TUC sets out key objectives for UK consultation law
The annual conference of the UK's Trades Union Congress took place in September 2002. We review the policies it adopted on key domestic and EU issues, including the implementation of the information and consultation Directive and UK membership of the euro.
The Trades Union Congress (TUC) held its annual conference on 9-12 September 2002 in Blackpool. A wide-ranging agenda included high-profile debates on employment law reform and European Union developments, as well as speeches from prominent guests, among them the UK Prime Minister, Tony Blair.
The conference adopted a statement from the TUC general council calling for 'full and effective UK compliance' with the recent EU Directive (2002/14/EC) on information and consultation (EU0204207F). This identified six 'key TUC objectives' in respect of UK legislation to transpose the Directive:
- information and consultation should be via representatives of recognised trade unions where they are present, otherwise by independent representatives elected by employees;
- information and consultation arrangements should be permanent;
- the UK legislation should allow for negotiated, organisation-specific agreements;
- in the absence of agreed arrangements, there should be a statutory procedure enabling recognised unions or employees to trigger negotiations with management about establishing information and consultation arrangements, with reference to the Central Arbitration Committee if management fails to respond or negotiations fail. Statutory fallback arrangements should ultimately be applicable;
- the UK legislation should include clear requirements on the timing and subject matter of consultation; and
- there should be speedy and accessible mechanisms for resolving disputes, with effective sanctions to enforce compliance.
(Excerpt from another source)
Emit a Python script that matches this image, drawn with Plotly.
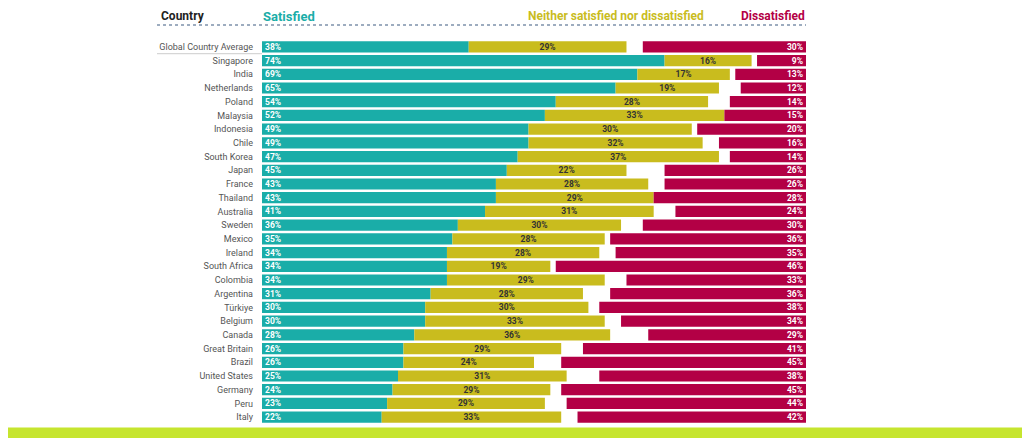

A resolution on employment rights approved by the conference instructed the TUC general council to lobby MPs on the need for effective transposition of the Directive and organise a conference to brief unions on the issues involved. More broadly, the resolution identified a range of employment law reforms that the TUC will be urging the government to adopt during the review of the Employment Relations Act 1999 which is now underway (UK0208101N).
The TUC’s position on UK entry into the European single currency was more equivocal than in recent years, reflecting a stronger 'euro-sceptic' tendency among affiliated unions.
The TUC general council presented a statement to the conference reviewing EU developments which said that the TUC would continue to 'press the case for positive support for UK membership' of the single currency if the government’s five economic tests are met (UK9905102F) and at a sustainable exchange rate. The statement was opposed by a number of major unions, including the Unison public service workers' union and the Transport and General Workers’ Union, but was eventually approved by 3,514,000 votes to 2,313,000. The conference also supported a resolution designed to bridge both pro- and anti-euro views. This stated that:
Congress does not believe that the interests of manufacturing industry, public services and the trade union movement will be best served by a referendum on the European single currency unless a sustainable exchange rate between the pound and the euro is achieved, greater government support for the consolidation and expansion of the European social model is demonstrated, and assurances regarding any repercussions of entry on public expenditure are received.
Among other key policy decisions, the conference:
- called for a substantial rise in the national minimum wage to between GBP 5.00 and GBP 5.30 by October 2004 (UK0207102N);
- called for removal of the scope for individual opt-outs from the 48-hour statutory limit on weekly working hours (UK0202102F); and
- voted to oppose the Private Finance Initiative (PFI) and the privatisation of public services and called for an independent inquiry into PFI with a moratorium on further PFI projects in the meantime (UK0111107F).
The TUC conference also expressed strong opposition to unilateral military action against Iraq by the USA or any other country and called for a multilateral approach to secure Iraqi compliance with UN Security Council resolutions. However, much of the Prime Minister’s speech to the conference the following day was devoted to setting out the case for military action against Iraq. Although his speech received a cool reception from delegates, speculation that the conference would give Mr Blair a rough ride on this and other issues proved wide of the mark.